Il  ritorno delle “H” shares, dopo la  pausa festiva ha visto l’indice inaugurare l’anno nuovo con robusti guadagni (2.3%), almeno in parte dovuti ad un catch up con gli indici globali durante il periodo di chiusura. Comunque sia, la  forza dello HSCEI, che eventualmente anticipa  un eguale  reazione degli indici locali, in riapertura domani, ha offerto supporto al resto dell’area, con Taiwan addirittura +2.8% e Hong Kong su dell’1.8%. Meno arrembanti, ma pur sempre positive, Seul,  Mumbai, Sydney e  Tokyo, qiuest’ultima ancora intenta a digerire il rimbalzo messo a segno tra la seconda metà della scorsa settimana e lunedi.

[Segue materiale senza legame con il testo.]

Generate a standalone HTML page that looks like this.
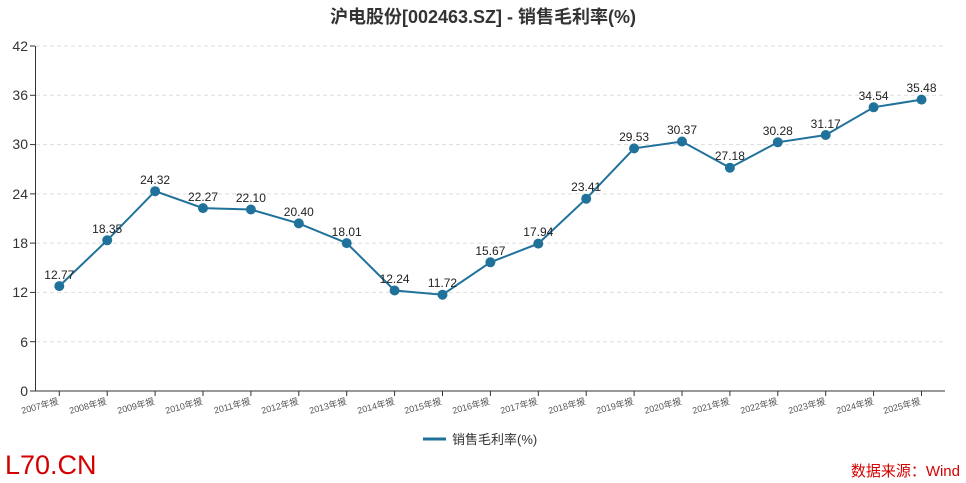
<!DOCTYPE html><html><head><meta charset="utf-8"><style>body{margin:0;background:#fff}svg{display:block;font-family:"Liberation Sans","Noto Sans CJK SC",sans-serif}</style></head><body>
<svg width="966" height="483" viewBox="0 0 966 483">
<text x="483" y="23" text-anchor="middle" font-size="18" font-weight="bold" fill="#333">沪电股份[002463.SZ] - 销售毛利率(%)</text>
<g stroke="#ddd" stroke-dasharray="4,3" stroke-width="1">
<line x1="36" x2="945" y1="46" y2="46"/><line x1="36" x2="945" y1="95.3" y2="95.3"/><line x1="36" x2="945" y1="144.6" y2="144.6"/><line x1="36" x2="945" y1="193.9" y2="193.9"/><line x1="36" x2="945" y1="243.1" y2="243.1"/><line x1="36" x2="945" y1="292.4" y2="292.4"/><line x1="36" x2="945" y1="341.7" y2="341.7"/></g>
<g stroke="#333" stroke-width="1"><line x1="35.5" y1="46" x2="35.5" y2="391"/><line x1="35" y1="391" x2="945" y2="391"/>
<line x1="30" x2="35" y1="46" y2="46"/><line x1="30" x2="35" y1="95.3" y2="95.3"/><line x1="30" x2="35" y1="144.6" y2="144.6"/><line x1="30" x2="35" y1="193.9" y2="193.9"/><line x1="30" x2="35" y1="243.1" y2="243.1"/><line x1="30" x2="35" y1="292.4" y2="292.4"/><line x1="30" x2="35" y1="341.7" y2="341.7"/><line x1="30" x2="35" y1="391" y2="391"/>
<g><line x1="59.3" x2="59.3" y1="391" y2="396"/><line x1="107.2" x2="107.2" y1="391" y2="396"/><line x1="155.1" x2="155.1" y1="391" y2="396"/><line x1="203" x2="203" y1="391" y2="396"/><line x1="250.9" x2="250.9" y1="391" y2="396"/><line x1="298.8" x2="298.8" y1="391" y2="396"/><line x1="346.7" x2="346.7" y1="391" y2="396"/><line x1="394.6" x2="394.6" y1="391" y2="396"/><line x1="442.5" x2="442.5" y1="391" y2="396"/><line x1="490.4" x2="490.4" y1="391" y2="396"/><line x1="538.3" x2="538.3" y1="391" y2="396"/><line x1="586.2" x2="586.2" y1="391" y2="396"/><line x1="634.1" x2="634.1" y1="391" y2="396"/><line x1="682" x2="682" y1="391" y2="396"/><line x1="729.9" x2="729.9" y1="391" y2="396"/><line x1="777.8" x2="777.8" y1="391" y2="396"/><line x1="825.7" x2="825.7" y1="391" y2="396"/><line x1="873.6" x2="873.6" y1="391" y2="396"/><line x1="921.5" x2="921.5" y1="391" y2="396"/></g></g>
<g font-size="14" fill="#333" text-anchor="end"><text x="28" y="51">42</text><text x="28" y="100">36</text><text x="28" y="149">30</text><text x="28" y="199">24</text><text x="28" y="248">18</text><text x="28" y="297">12</text><text x="28" y="347">6</text><text x="28" y="396">0</text></g>
<g font-size="9" fill="#555" text-anchor="end">
<text transform="translate(59,404) rotate(-15)">2007年报</text><text transform="translate(107,404) rotate(-15)">2008年报</text><text transform="translate(155,404) rotate(-15)">2009年报</text><text transform="translate(203,404) rotate(-15)">2010年报</text><text transform="translate(251,404) rotate(-15)">2011年报</text><text transform="translate(299,404) rotate(-15)">2012年报</text><text transform="translate(347,404) rotate(-15)">2013年报</text><text transform="translate(395,404) rotate(-15)">2014年报</text><text transform="translate(442,404) rotate(-15)">2015年报</text><text transform="translate(490,404) rotate(-15)">2016年报</text><text transform="translate(538,404) rotate(-15)">2017年报</text><text transform="translate(586,404) rotate(-15)">2018年报</text><text transform="translate(634,404) rotate(-15)">2019年报</text><text transform="translate(682,404) rotate(-15)">2020年报</text><text transform="translate(730,404) rotate(-15)">2021年报</text><text transform="translate(778,404) rotate(-15)">2022年报</text><text transform="translate(826,404) rotate(-15)">2023年报</text><text transform="translate(874,404) rotate(-15)">2024年报</text><text transform="translate(921,404) rotate(-15)">2025年报</text></g>
<polyline fill="none" stroke="#21729b" stroke-width="2" points="59.3,286.1 107.2,240.3 155.1,191.2 203,208.1 250.9,209.5 298.8,223.4 346.7,243.1 394.6,290.5 442.5,294.7 490.4,262.3 538.3,243.6 586.2,198.7 634.1,148.4 682,141.5 729.9,167.7 777.8,142.3 825.7,135 873.6,107.3 921.5,99.6"/>
<g fill="#21729b"><circle cx="59.3" cy="286.1" r="5"/><circle cx="107.2" cy="240.3" r="5"/><circle cx="155.1" cy="191.2" r="5"/><circle cx="203" cy="208.1" r="5"/><circle cx="250.9" cy="209.5" r="5"/><circle cx="298.8" cy="223.4" r="5"/><circle cx="346.7" cy="243.1" r="5"/><circle cx="394.6" cy="290.5" r="5"/><circle cx="442.5" cy="294.7" r="5"/><circle cx="490.4" cy="262.3" r="5"/><circle cx="538.3" cy="243.6" r="5"/><circle cx="586.2" cy="198.7" r="5"/><circle cx="634.1" cy="148.4" r="5"/><circle cx="682" cy="141.5" r="5"/><circle cx="729.9" cy="167.7" r="5"/><circle cx="777.8" cy="142.3" r="5"/><circle cx="825.7" cy="135" r="5"/><circle cx="873.6" cy="107.3" r="5"/><circle cx="921.5" cy="99.6" r="5"/></g>
<g font-size="12" fill="#222" text-anchor="middle">
<text x="59.3" y="279">12.77</text><text x="107.2" y="233">18.35</text><text x="155.1" y="184">24.32</text><text x="203" y="201">22.27</text><text x="250.9" y="202">22.10</text><text x="298.8" y="216">20.40</text><text x="346.7" y="236">18.01</text><text x="394.6" y="283">12.24</text><text x="442.5" y="287">11.72</text><text x="490.4" y="255">15.67</text><text x="538.3" y="236">17.94</text><text x="586.2" y="191">23.41</text><text x="634.1" y="141">29.53</text><text x="682" y="134">30.37</text><text x="729.9" y="160">27.18</text><text x="777.8" y="135">30.28</text><text x="825.7" y="128">31.17</text><text x="873.6" y="100">34.54</text><text x="921.5" y="92">35.48</text></g>
<line x1="423" x2="446" y1="439" y2="439" stroke="#21729b" stroke-width="3"/>
<text x="452" y="444" font-size="13" fill="#333">销售毛利率(%)</text>
<text x="5" y="474" font-size="27" fill="#d40000">L70.CN</text>
<text x="960" y="476" font-size="15" fill="#d40000" text-anchor="end">数据来源：Wind</text>
</svg></body></html>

Gli indici europei avevano chiuso ieri nel momento migliore di Wall Street, e un apertura in calo era immaginabile. Decisamente meno prevedibile  era la  complessiva sottoperformance dei PMI Eurozone flash di Febbraio, usciti generalmente sotto attese.

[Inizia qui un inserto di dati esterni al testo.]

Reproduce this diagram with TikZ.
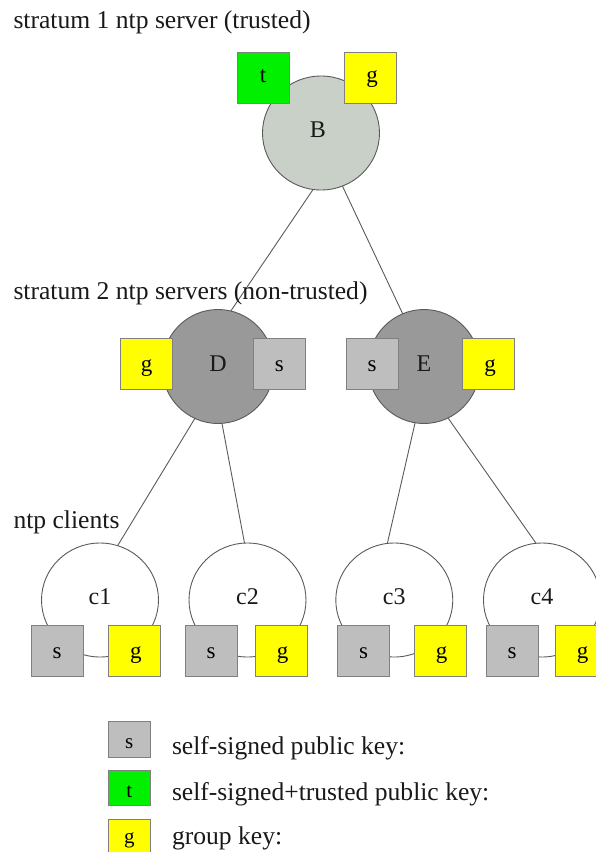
\documentclass[tikz,border=0pt]{standalone}
\usepackage{fontspec}
\setmainfont{Liberation Serif}
\usetikzlibrary{shapes.geometric}
\definecolor{linegray}{HTML}{5A5A5A}
\definecolor{boxgray}{HTML}{808080}
\definecolor{trustfill}{HTML}{C8D0C8}
\definecolor{serverfill}{HTML}{999999}
\definecolor{keygray}{HTML}{BEBEBE}
\definecolor{keygreen}{HTML}{00F000}
\definecolor{keyyellow}{HTML}{FFFF00}
\newcommand{\gkey}{\hspace*{3pt}g}
\tikzset{
  x=1pt,y=-1pt,
  host/.style={ellipse,draw=linegray,line width=0.9pt,minimum width=117pt,minimum height=114pt,inner sep=0pt,outer sep=0pt,text height=9pt,text depth=0pt,font=\fontsize{24}{26}\selectfont,text=black!90},
  link/.style={draw=linegray,line width=0.9pt},
  key/.style={rectangle,draw=boxgray,line width=0.9pt,minimum width=52pt,minimum height=51pt,inner sep=0pt,outer sep=0pt,text height=#1,text depth=0pt,font=\fontsize{23}{25}\selectfont},
  key/.default=15pt,
  legkey/.style={key=#1,minimum width=42.5pt,minimum height=35.6pt,font=\fontsize{21}{23}\selectfont},
  caption/.style={anchor=base west,inner sep=0pt,outer sep=0pt,font=\fontsize{25.6}{28}\selectfont,text=black!90},
}
\begin{document}
\begin{tikzpicture}
\useasboundingbox (0,0) rectangle (596,852);
\clip (0,0) rectangle (596,852);
\node[host,fill=trustfill] (B) at (321,133) {\hspace*{-6pt}B};
\node[host,fill=serverfill,minimum width=112pt] (D) at (218,366.5) {D};
\node[host,fill=serverfill,minimum width=112pt] (E) at (424,366.5) {E};
\node[host,fill=white] (c1) at (100,600) {c1};
\node[host,fill=white] (c2) at (247.5,600) {c2};
\node[host,fill=white] (c3) at (394.3,600) {c3};
\node[host,fill=white] (c4) at (542,600) {c4};
\draw[link] (B.262.7) -- (D.77.4);
\draw[link] (B.292) -- (E.112.4);
\draw[link] (D.246.7) -- (c1.72);
\draw[link] (D.274) -- (c2.93);
\draw[link] (E.261) -- (c3.97.4);
\draw[link] (E.295) -- (c4.96.5);
\node[key=10pt,fill=keygreen] (Bt) at (263,77.5) {t};
\node[key=10pt,fill=keyyellow] (Bg) at (370.7,77.5) {\gkey};
\node[key,fill=keyyellow] (Dg) at (146.5,363.5) {g};
\node[key,fill=keygray] (Ds) at (279.3,363.5) {s};
\node[key,fill=keygray] (Es) at (372.2,363.5) {s};
\node[key,fill=keyyellow] (Eg) at (488.7,363.5) {\gkey};
\node[key,fill=keygray] (c1s) at (57,651.2) {s};
\node[key,fill=keyyellow] (c1g) at (134.4,651.2) {\gkey};
\node[key,fill=keygray] (c2s) at (211,651.2) {s};
\node[key,fill=keyyellow] (c2g) at (281,651.2) {\gkey};
\node[key,fill=keygray] (c3s) at (363.5,651.2) {s};
\node[key,fill=keyyellow] (c3g) at (440,651.2) {\gkey};
\node[key,fill=keygray] (c4s) at (512,651.2) {s};
\node[key,fill=keyyellow] (c4g) at (581,651.2) {\gkey};
\node[legkey=18pt,fill=keygray] (ls) at (129.3,739.2) {s};
\node[legkey=20pt,fill=keygreen] (lt) at (129.3,787.8) {t};
\node[legkey=12pt,fill=keyyellow] (lg) at (129.3,837) {g};
\node[caption] (t1) at (13.5,28) {stratum 1 ntp server (trusted)};
\node[caption] (t2) at (13.5,299) {stratum 2 ntp servers (non-trusted)};
\node[caption] (t3) at (13.5,528) {ntp clients};
\node[caption] (l1) at (172,754.5) {self-signed public key:};
\node[caption] (l2) at (172,800) {self-signed+trusted public key:};
\node[caption] (l3) at (172,844) {group key:};
\end{tikzpicture}
\end{document}
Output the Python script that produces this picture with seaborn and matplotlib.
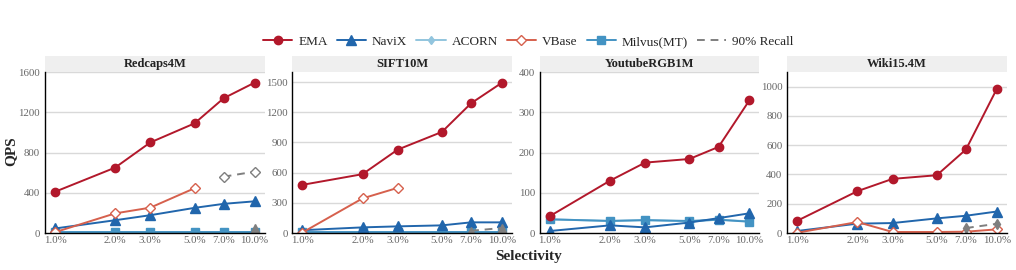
import matplotlib
matplotlib.use("Agg")
import matplotlib.pyplot as plt
from matplotlib.lines import Line2D
from matplotlib.patches import Rectangle
import pandas as pd
import seaborn as sns

# Selectivity levels (%)
selectivity = [1, 2, 3, 5, 7, 10]
tick_labels = ["1.0%", "2.0%", "3.0%", "5.0%", "7.0%", "10.0%"]
datasets = ["Redcaps4M", "SIFT10M", "YoutubeRGB1M", "Wiki15.4M"]

# QPS values
redcaps_ema = [410, 650, 900, 1090, 1340, 1495]
redcaps_navix = [45, 127, 177, 250, 290, 315]
redcaps_acorn = [4, 4, 4, 4, 4, 4]
redcaps_vbase = [8, 195, 252, 445]
redcaps_milvus = [10, 10, 10, 10, 10, 10]

sift_ema = [479, 585, 829, 1005, 1290, 1495]
sift_navix = [28, 56, 66, 76, 106, 106]
sift_vbase = [5, 344, 449]
sift_milvus = [12, 12, 12, 12, 12, 12]

youtube_ema = [42, 130, 175, 184, 214, 330]
youtube_navix = [5, 19, 14, 26, 37, 49]
youtube_acorn = [34, 30, 32, 29, 33, 29]
youtube_milvus = [34, 30, 32, 30, 33, 28]

wiki_ema = [84, 286, 370, 395, 571, 986]
wiki_navix = [14, 64, 68, 100, 118, 147]
wiki_vbase = [2, 75, 7, 7, 9, 25]

# points that only reach 90% recall (grey dashed)
redcaps_vbase_90 = [560, 610]
redcaps_navix_90 = [45]
sift_navix_90 = [22, 50]
wiki_acorn_90 = [34, 63]

ylims = [(0, 1600), (0, 1600), (0, 400), (0, 1100)]
yticks = [[0, 400, 800, 1200, 1600], [0, 300, 600, 900, 1200, 1500],
          [0, 100, 200, 300, 400], [0, 200, 400, 600, 800, 1000]]

colors = {"EMA": "#b2182b", "NaviX": "#2166ac", "ACORN": "#92c5de",
          "VBase": "#d6604d", "Milvus(MT)": "#4393c3", "90% Recall": "#7f7f7f"}
markers = {"EMA": "o", "NaviX": "^", "ACORN": "d", "VBase": "D", "Milvus(MT)": "s"}
msizes = {"EMA": 6, "NaviX": 6.5, "ACORN": 4.5, "VBase": 5.5, "Milvus(MT)": 5.5}

panels = [
    {"ACORN": redcaps_acorn, "Milvus(MT)": redcaps_milvus, "NaviX": redcaps_navix,
     "VBase": redcaps_vbase, "EMA": redcaps_ema},
    {"Milvus(MT)": sift_milvus, "NaviX": sift_navix, "VBase": sift_vbase, "EMA": sift_ema},
    {"ACORN": youtube_acorn, "Milvus(MT)": youtube_milvus, "NaviX": youtube_navix,
     "EMA": youtube_ema},
    {"NaviX": wiki_navix, "VBase": wiki_vbase, "EMA": wiki_ema},
]
recall_90 = [
    [([7, 10], redcaps_vbase_90, "D", "white"), ([10], redcaps_navix_90, "^", "#7f7f7f")],
    [([7, 10], sift_navix_90, "^", "#7f7f7f")],
    [],
    [([7, 10], wiki_acorn_90, "d", "#7f7f7f")],
]

sns.set_theme(style="white")
plt.rcParams["font.family"] = ["Liberation Serif", "DejaVu Serif"]

fig, axes = plt.subplots(1, 4, figsize=(10.16, 2.7), dpi=100)
fig.subplots_adjust(left=0.0443, right=0.991, bottom=0.137, top=0.733, wspace=0.127)

for i, ax in enumerate(axes):
    for method, vals in panels[i].items():
        df = pd.DataFrame({"sel": selectivity[:len(vals)], "qps": vals})
        mfc = "white" if method == "VBase" else colors[method]
        sns.lineplot(data=df, x="sel", y="qps", ax=ax, color=colors[method],
                     marker=markers[method], markersize=msizes[method],
                     markerfacecolor=mfc, markeredgecolor=colors[method],
                     markeredgewidth=1.0, linewidth=1.4)
    for xs, ys, mk, fc in recall_90[i]:
        df = pd.DataFrame({"sel": xs, "qps": ys})
        sns.lineplot(data=df, x="sel", y="qps", ax=ax, color="#7f7f7f",
                     linestyle=(0, (4, 3)), linewidth=1.4, marker=mk,
                     markersize=5.5, markerfacecolor=fc, markeredgecolor="#7f7f7f",
                     markeredgewidth=1.0)

    ax.set_xscale("log")
    ax.set_xlim(0.891, 11.22)
    ax.set_xticks(selectivity)
    ax.set_xticklabels(tick_labels)
    ax.minorticks_off()
    ax.set_ylim(*ylims[i])
    ax.set_yticks(yticks[i])
    ax.set_xlabel("")
    ax.set_ylabel("")
    ax.tick_params(axis="both", labelsize=7.8, colors="#666666", length=2, pad=1.5)
    ax.tick_params(axis="x", length=0, pad=2)
    for t in yticks[i][1:]:
        ax.axhline(t, color="#d9d9d9", linewidth=1.0, zorder=0)
    for s in ["top", "right"]:
        ax.spines[s].set_visible(False)
    for s in ["left", "bottom"]:
        ax.spines[s].set_color("black")
        ax.spines[s].set_linewidth(1.0)

    # facet header
    ax.add_patch(Rectangle((0, 1.0), 1.0, 0.1, transform=ax.transAxes,
                           facecolor="#efefef", edgecolor="none", clip_on=False))
    ax.text(0.5, 1.05, datasets[i], transform=ax.transAxes, ha="center", va="center",
            fontsize=9, fontweight="bold", color="#222222")

handles = []
for m in ["EMA", "NaviX", "ACORN", "VBase", "Milvus(MT)"]:
    mfc = "white" if m == "VBase" else colors[m]
    handles.append(Line2D([], [], color=colors[m], marker=markers[m],
                          markersize=msizes[m], markerfacecolor=mfc,
                          markeredgecolor=colors[m], linewidth=1.4, label=m))
handles.append(Line2D([], [], color="#7f7f7f", linestyle=(0, (4, 3)),
                      linewidth=1.4, label="90% Recall"))
fig.legend(handles=handles, loc="center", bbox_to_anchor=(0.52, 0.845), ncol=6,
           frameon=False, fontsize=9.5, handlelength=2.2, columnspacing=0.7,
           handletextpad=0.45)

fig.text(0.52, 0.05, "Selectivity", ha="center", va="center", fontsize=11,
         fontweight="bold")
fig.text(0.011, 0.44, "QPS", ha="center", va="center", rotation=90, fontsize=11,
         fontweight="bold")

fig.savefig("out.png", dpi=100)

A livello europeo  il calo risulta più o meno equamente diviso tra il settore  manifatturiero  (58.5 da 59.6 e vs attese per 59.2) e Servizi (56.7 da 58 e vs attese per 57.6). Coerente il calo del dato  composite (57.5 da 58.8 e vs attese per 58.4).
Generale  omogeneità  anche a livello regionale, con cali simili per Francia e Germania (la prima più sul manifatturiero, la seconda più sui servizi) e il resto d’Europa a sua volta in rallentamento, sebbene il paragone tra i dati complessivi e i Flash delle 2 principali economie mostri forse un deterioramento di livelli meno marcato per la  periferia europea.

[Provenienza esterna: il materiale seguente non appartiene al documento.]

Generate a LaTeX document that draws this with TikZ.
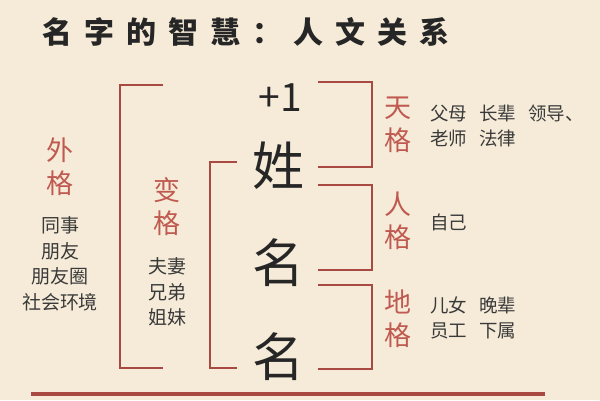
\documentclass[tikz,border=0pt]{standalone}
\usepackage{fontspec}
\setmainfont{Noto Sans CJK SC}
\newfontfamily\cjk{Noto Sans CJK SC}
\definecolor{bg}{HTML}{F5EBD8}
\definecolor{lred}{HTML}{A94A42}
\definecolor{tred}{HTML}{C05A50}
\definecolor{tdark}{HTML}{3A3A3A}
\begin{document}
\begin{tikzpicture}[x=1pt,y=-1pt,
  brk/.style={draw=lred,line width=2pt},
  redlab/.style={text=tred,font=\cjk\fontsize{27}{33}\selectfont,align=center,inner sep=0pt},
  smalllist/.style={text=tdark,font=\cjk\fontsize{19}{25.5}\selectfont,align=center,inner sep=0pt},
  rightlist/.style={text=tdark,font=\cjk\fontsize{18.5}{25}\selectfont,align=left,inner sep=0pt,anchor=west},
  bigchar/.style={text=black!85,font=\cjk\fontsize{52}{52}\selectfont,inner sep=0pt}]
\useasboundingbox[fill=bg] (0,0) rectangle (600,400);
% title
\node[text=black!85,font=\cjk\bfseries\fontsize{30}{30}\selectfont,inner sep=0pt] (title) at (246,32)
 {名\hspace{12pt}字\hspace{12pt}的\hspace{12pt}智\hspace{12pt}慧\hspace{12pt}：\hspace{12pt}人\hspace{12pt}文\hspace{12pt}关\hspace{12pt}系};
% big characters
\node[text=black!85,font=\cjk\fontsize{39}{39}\selectfont,inner sep=0pt] (plus) at (280,98) {+1};
\node[bigchar] (xing) at (278,166) {姓};
\node[bigchar] (ming1) at (278,263) {名};
\node[bigchar] (ming2) at (278,357) {名};
% outer bracket
\coordinate (o1) at (163,85); \coordinate (o2) at (120,85);
\coordinate (o3) at (120,368); \coordinate (o4) at (163,368);
\draw[brk] (o1) -- (o2) -- (o3) -- (o4);
% inner bracket
\coordinate (i1) at (237,162); \coordinate (i2) at (210,162);
\coordinate (i3) at (210,368); \coordinate (i4) at (237,368);
\draw[brk] (i1) -- (i2) -- (i3) -- (i4);
% right brackets
\coordinate (a1) at (318,82); \coordinate (a2) at (372,82);
\coordinate (a3) at (372,167); \coordinate (a4) at (318,167);
\draw[brk] (a1) -- (a2) -- (a3) -- (a4);
\coordinate (b1) at (318,185); \coordinate (b2) at (372,185);
\coordinate (b3) at (372,270); \coordinate (b4) at (318,270);
\draw[brk] (b1) -- (b2) -- (b3) -- (b4);
\coordinate (c1) at (318,285); \coordinate (c2) at (372,285);
\coordinate (c3) at (372,369); \coordinate (c4) at (318,369);
\draw[brk] (c1) -- (c2) -- (c3) -- (c4);
% bottom line
\coordinate (l1) at (31,394); \coordinate (l2) at (545,394);
\draw[draw=lred,line width=3.5pt] (l1) -- (l2);
% left labels
\node[redlab] (waige) at (60,167) {外\\格};
\node[smalllist] (wailist) at (60,264) {同事\\朋友\\朋友圈\\社会环境};
\node[redlab] (bian) at (167,207) {变\\格};
\node[smalllist] (bianlist) at (167,292) {夫妻\\兄弟\\姐妹};
% right labels
\node[redlab] (tian) at (398,125) {天\\格};
\node[redlab] (ren) at (398,221) {人\\格};
\node[redlab] (di) at (398,319) {地\\格};
\node[rightlist] (tianlist) at (430,126) {父母\hspace{12pt}长辈\hspace{12pt}领导、\\老师\hspace{12pt}法律};
\node[rightlist] (renlist) at (430,222) {自己};
\node[rightlist] (dilist) at (430,318) {儿女\hspace{12pt}晚辈\\员工\hspace{12pt}下属};
\end{tikzpicture}
\end{document}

La prima considerazione che campeggia nel report di Markit è che il livello di attività resta eccellente, coerente con una crescita nel primo trimestre dell’anno (aggregando i dati di gennaio) dello 0.9% trimestrale.
Peraltro, il dubbio legittimo sulla sorpresa negativa odierna,  è  se  questa costituisca un calo fisiologico da  livelli insostenibili degli ultimi 2 mesi, o non sia invece l’inizio di un rallentamento ciclico.  In questo senso, alcuni dettagli risultano confortanti. I New orders sono sui minimi da 5 mesi, ma restano su livelli storicamente assai elevati. L’ottimismo delle aziende per l’anno è salito per il terzo mese a fila (ai massimi da inizio serie nel 2012) e i carichi di lavoro da smaltire sono ulteriormente incrementati, a dimostrazione della fatica degli operatori a tenere dietro alle commesse. Per il momento vi sono pochi indizi che il calo di oggi rappresenti qualcosa di più di un assestamento di breve.
Tutto vero, ma  gli operatori erano disabituati a delusioni sul  fronte macro, e così  l’azionario continentale ha accentuato il ribasso, arrivando a cancellare interamente, a  fine mattinata, il progresso di ieri.

Altra musica in US, dove il PMI flash composite di febbraio ha mostrato un cospicuo guadagno (55.9 da 53.8) principalmente grazie all’accelerazione dei servizi (55.9 da 53.3 e vs attese per 53.7) settore preponderante nell’economia US, mentre il manifatturiero ha mostrato maggiore stabilità (55.9 da 55.5). I numeri di Markit risultano coerenti con una crescita intorno al 3% annualizzato, mentre il  livello dei new orders, ai massimi da 3 anni, indica un elevata probabilità di un ulteriore accelerazione nei mesi a venire, secondo il capo economista di Markit, Williamson. Si accentuano le pressioni sui prezzi, rilevate ai massimi da 4 anni e mezzo.
Tra 10 giorni potremo vedere se gli ISM (che non dispongono di rilevazione flash ma solo di quella finale) confermano questo quadro. Nell’attesa, sorprende poco che l’azionario US abbia gradito, mettendo su un discreto progresso, e trainando quello europeo ad una chiusura solo marginalmente negativa. Reazione opposta da parte dei treasuries, che sono andati incontro all’asta sul 5 anni e alle minute FOMC con rendimenti in rialzo.
Marginale recupero per il biglietto verde, che resta in generale denaro sulla maggioranza dei cross, ma sente l’appuntamento con le  minute, e la numerosa schiera di Fed speakers di Domani (Kashkari, Quarles, Bostic, Kaplan domani, seguiti da Dudley e Williams venerdi.